The new film “Insidious” is a must see for horror buffs. For the scaredy-cats, it’s a must-see-“Hop”-or-“Diary of a Wimpy Kid 2”-instead.
This is by far the creepiest movie I’ve seen in some time.
Patrick Wilson and Rose Byrne play a married couple that move into a new house.
When their son falls into a coma, strange occurrences begin happening around the house. They learn that spirits from the realm called The Further are coming into their house and possess his body to have life again.
“Insidious” is directed by James Wan, who gave birth to the original “Saw” and all 700 billion of its sequels (give or take a few) and was produced by Oren Peli, the director of the “Paranormal Activity” films.
I feared that Wan would continue in the tradition of “Saw” and make this some ugly torture porn where limbs were thrown about and gallons of blood flowed in spades.
This is a much scarier film than the “Saw” films, because Wan restrains himself and goes for more psychological scares and fewer gross-out gags, like watching a guy try to cut a key out of his eye socket.
And, as for Peli, that man must really hate kids. Watching a very young child in danger is a cheap sympathy shot, but it doesn’t make it any less effective.
In “Paranormal Activity 2,” I saw a baby get dragged across its crib by an unseen force and left hovering in mid-air.
Now, in “Insidious,” we see a boy’s body being treated like it’s a rent-controlled apartment, and the evil spirits heard that the tenant recently died so they’re trying to rent the space out.
Peli knows how to put his kids through the wringer in his movie. I suspect he doesn’t get many offers to babysit.
Made for a shoestring budget under a new film company, “Insidious” is almost like a remake of “Poltergeist”, which is going to make the actual upcoming remake of “Poltergeist” look even more unnecessary. Both films have a very similar plot.
A fact about horror films is that they aren’t actually scary. A lot of them just have a bunch of “gotcha!” moments, where things jump out from the corner of the screen to a loud music sting…
…to signify we should be scared.
There’s nothing intrinsically scary about something, or someone, jumping out at you accompanied by loud music. It’s jarring, yes, but not scary.
I need a little bit more substance in my scares. I want creepy images, tense situations and relentlessly disturbing and bizarre sequences in my horror films.
While “Insidious” does have the requisite “gotcha!” moments, it is a lot smarter and more confident in itself and gives us a creepy atmosphere, images and situations that stick with you later that night.
The man, or whatever it was, behind the curtain in the bedroom burned an image in my mind because it was so damned creepy.
Same goes for the angry gurgling noise that comes out of the baby monitor, a voice so angry that it makes the alien noises in “Signs” sound like a bunch of sissies.

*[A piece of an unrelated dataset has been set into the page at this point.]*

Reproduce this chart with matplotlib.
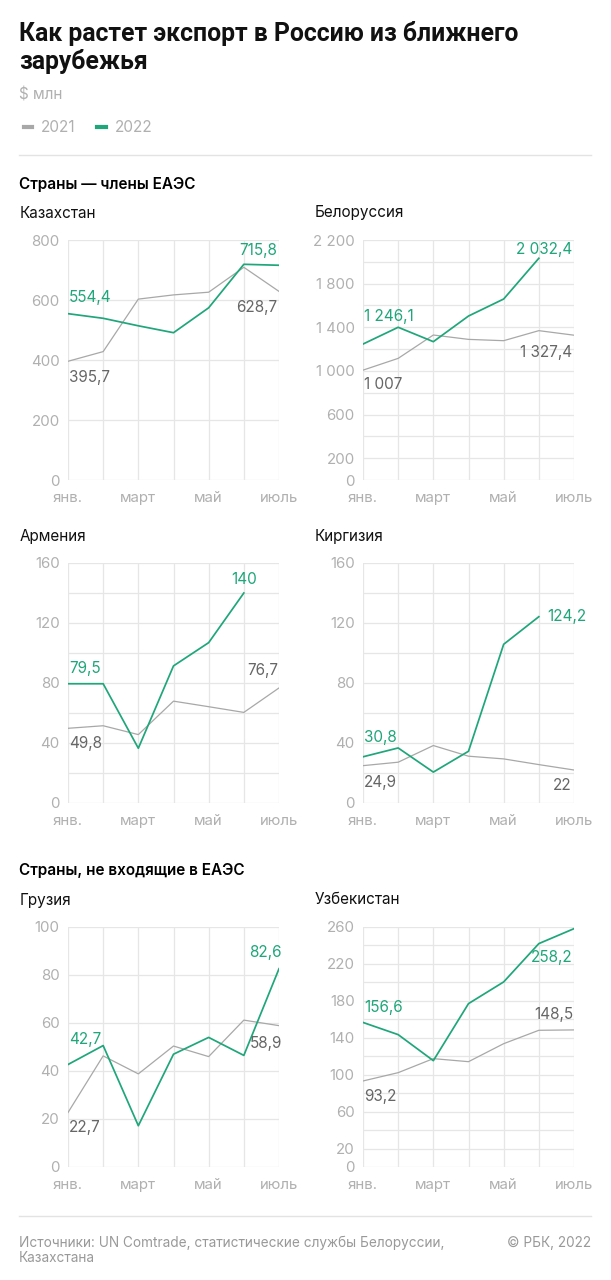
import matplotlib.pyplot as plt
from matplotlib.lines import Line2D

plt.rcParams['font.family'] = ['Inter', 'DejaVu Sans']

W, H = 611, 1280
GREEN = '#1fa67a'
GRAY_LINE = '#a8a8a8'
GRAY_TXT = '#666666'
TICK = '#b0b0b0'
GRID = '#e6e6e6'

months = ['янв.', 'фев.', 'март', 'апр.', 'май', 'июнь', 'июль']
month_ticks = [0, 2, 4, 6]
month_labels = ['янв.', 'март', 'май', 'июль']

# значения, $ млн (2022 для части стран — только до июня)
kz_2021 = [395.7, 428, 603, 617, 626, 709, 628.7]
kz_2022 = [554.4, 539, 514, 491, 574, 719, 715.8]
by_2021 = [1007, 1115, 1329, 1289, 1277, 1369, 1327.4]
by_2022 = [1246.1, 1400, 1268, 1503, 1659, 2032.4]
am_2021 = [49.8, 51.5, 45.6, 67.9, 64.2, 60.4, 76.7]
am_2022 = [79.5, 79.5, 36.5, 91.4, 106.9, 140]
kg_2021 = [24.9, 27.2, 38.3, 31.2, 29.4, 25.6, 22]
kg_2022 = [30.8, 36.7, 20.6, 34.5, 105.8, 124.2]
ge_2021 = [22.7, 46.3, 38.8, 50.4, 46.0, 61.2, 58.9]
ge_2022 = [42.7, 50.6, 17.2, 47.0, 54.0, 46.5, 82.6]
uz_2021 = [93.2, 102.2, 117.4, 114.1, 133.6, 148.1, 148.5]
uz_2022 = [156.6, 143.4, 115.2, 177.0, 200.5, 242, 258.2]

kz_yticks = [0, 200, 400, 600, 800]
kz_ylabels = ['0', '200', '400', '600', '800']
by_yticks = [0, 200, 600, 1000, 1400, 1800, 2200]
by_ylabels = ['0', '200', '600', '1 000', '1 400', '1 800', '2 200']
by_ygrid = [400, 800, 1200, 1600, 2000]
am_yticks = [0, 40, 80, 120, 160]
am_ylabels = ['0', '40', '80', '120', '160']
am_ygrid = [20, 60, 100, 140]
ge_yticks = [0, 20, 40, 60, 80, 100]
ge_ylabels = ['0', '20', '40', '60', '80', '100']
uz_yticks = [0, 20, 60, 100, 140, 180, 220, 260]
uz_ylabels = ['0', '20', '60', '100', '140', '180', '220', '260']
uz_ygrid = [40, 80, 120, 160, 200, 240]

# (серия, индекс, текст, dx px, dy px, ha)
kz_notes = [('22', 0, '554,4', 1, 16, 'left'), ('21', 0, '395,7', 1, -16, 'left'),
            ('22', 6, '715,8', -2, 15, 'right'), ('21', 6, '628,7', -2, -16, 'right')]
by_notes = [('22', 0, '1 246,1', 1, 28, 'left'), ('21', 0, '1 007', 1, -14, 'left'),
            ('22', 5, '2 032,4', 33, 9, 'right'), ('21', 6, '1 327,4', -2, -17, 'right')]
am_notes = [('22', 0, '79,5', 1, 15, 'left'), ('21', 0, '49,8', 1, -15, 'left'),
            ('22', 5, '140', 0, 13, 'center'), ('21', 6, '76,7', -1, 17, 'right')]
kg_notes = [('22', 0, '30,8', 1, 19, 'left'), ('21', 0, '24,9', 1, -17, 'left'),
            ('22', 5, '124,2', 8, 0, 'left'), ('21', 6, '22', -2, -16, 'right')]
ge_notes = [('22', 0, '42,7', 1, 25, 'left'), ('21', 0, '22,7', 1, -15, 'left'),
            ('22', 6, '82,6', 3, 16, 'right'), ('21', 6, '58,9', 3, -18, 'right')]
uz_notes = [('22', 0, '156,6', 1, 15, 'left'), ('21', 0, '93,2', 1, -16, 'left'),
            ('22', 6, '258,2', -1, -29, 'right'), ('21', 6, '148,5', -1, 15, 'right')]

panels = [
    ('Казахстан', kz_2021, kz_2022, 800, kz_yticks, kz_ylabels, [], kz_notes, 68, 240),
    ('Белоруссия', by_2021, by_2022, 2200, by_yticks, by_ylabels, by_ygrid, by_notes, 363, 240),
    ('Армения', am_2021, am_2022, 160, am_yticks, am_ylabels, am_ygrid, am_notes, 68, 563),
    ('Киргизия', kg_2021, kg_2022, 160, am_yticks, am_ylabels, am_ygrid, kg_notes, 363, 563),
    ('Грузия', ge_2021, ge_2022, 100, ge_yticks, ge_ylabels, [], ge_notes, 68, 927),
    ('Узбекистан', uz_2021, uz_2022, 260, uz_yticks, uz_ylabels, uz_ygrid, uz_notes, 363, 927),
]

fig = plt.figure(figsize=(W / 100, H / 100), dpi=100)
fig.patch.set_facecolor('white')


def fx(x):
    return x / W


def fy(y):
    return 1 - y / H


fig.text(fx(19), fy(21), 'Как растет экспорт в Россию из ближнего\nзарубежья',
         fontsize=17.8, fontweight='bold', va='top', ha='left', color='#111111',
         linespacing=1.15, family=['Roboto', 'DejaVu Sans'])
fig.text(fx(19), fy(95), '$ млн', fontsize=11, color=TICK, va='center')

fig.add_artist(Line2D([fx(19), fx(591)], [fy(155), fy(155)], color='#e3e3e3', lw=1))
fig.add_artist(Line2D([fx(19), fx(591)], [fy(1216), fy(1216)], color='#e3e3e3', lw=1))

fig.text(fx(19), fy(185), 'Страны — члены ЕАЭС', fontsize=11, fontweight='semibold', va='center')
fig.text(fx(19), fy(871), 'Страны, не входящие в ЕАЭС', fontsize=11, fontweight='semibold', va='center')

ax_w, ax_h = 211, 240
handles = None
for name, s21, s22, ymax, yt, yl, yg, notes, left, top in panels:
    ax = fig.add_axes([fx(left), fy(top + ax_h), ax_w / W, ax_h / H])
    fig.text(fx(left - 48), fy(top - 27), name, fontsize=11, va='center', color='#111111')
    l21, = ax.plot(range(len(s21)), s21, color=GRAY_LINE, lw=0.9, zorder=3)
    l22, = ax.plot(range(len(s22)), s22, color=GREEN, lw=1.25, zorder=4)
    handles = [l21, l22]
    ax.set_xlim(0, 6)
    ax.set_ylim(0, ymax)
    ax.set_xticks(month_ticks)
    ax.set_xticklabels(month_labels)
    ax.set_xticks(range(7), minor=True)
    ax.set_yticks(yt)
    ax.set_yticklabels(yl)
    ax.set_yticks(yg, minor=True)
    ax.grid(True, which='both', color=GRID, lw=0.9)
    ax.set_axisbelow(True)
    for sp in ax.spines.values():
        sp.set_visible(False)
    ax.tick_params(which='both', length=0, labelsize=10.8, colors=TICK)
    ax.tick_params(axis='y', pad=6)
    ax.tick_params(axis='x', pad=8)
    for ser, i, txt, dx, dy, ha in notes:
        vals = s22 if ser == '22' else s21
        ax.annotate(txt, (i, vals[i]), xytext=(dx, dy), textcoords='offset pixels',
                    ha=ha, va='center', fontsize=11,
                    color=GREEN if ser == '22' else GRAY_TXT, zorder=5,
                    annotation_clip=False)

leg = fig.legend(handles, ['2021', '2022'], loc='center left',
                 bbox_to_anchor=(fx(10), fy(128)), ncol=2, frameon=False,
                 handlelength=0.55, handletextpad=0.6, columnspacing=1.4,
                 fontsize=11, labelcolor=TICK)
for h in leg.legend_handles:
    h.set_linewidth(3)

fig.text(fx(19), fy(1236), 'Источники: UN Comtrade, статистические службы Белоруссии,\nКазахстана',
         fontsize=9.8, color='#999999', va='top', linespacing=1.1)
fig.text(fx(591), fy(1236), '© РБК, 2022', fontsize=9.8, color='#999999', va='top', ha='right')

fig.savefig('out.png', dpi=100, facecolor='white')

And there’s a séance scene towards the end that gets pretty intense, too. All of this is in the context of the plot and not a bunch of moments that just make you jump.
To put it in perspective, I slept with my light on the night I saw the movie, and I saw it at 9:50 a.m. And when I came home, my next-door neighbors had a rolled-up rug propped against their window.
At first glance, it looked like a tall shadowy figure looking down on me, and I was creeped out. My nerves were pretty frazzled by day’s end.
Unfortunately, the ending goes for broke and starts getting a bit desperate at times.
I won’t spoil it, but Patrick Wilson’s character goes into The Further, and we get a lot of silly shots of, as the end credits call it, The Lipstick Face Man.
Actually, he looks like Darth Maul from “The Phantom Menace,” and it causes the film to lose some precision.
But, if you can brave “Insidious,” know that you have to go into it with the right mindset. Be prepared to be scared, but more creeped out by all the weirdness in the film.
If you like being scared while enjoying great cinematography and a cool storyline, you’ll love this movie.
If you want to take your date to see the movie and pretend not to be scared in front of them just to act tough, not only are you being a buzz kill, but you’re being a sissy for a whole other set of reasons.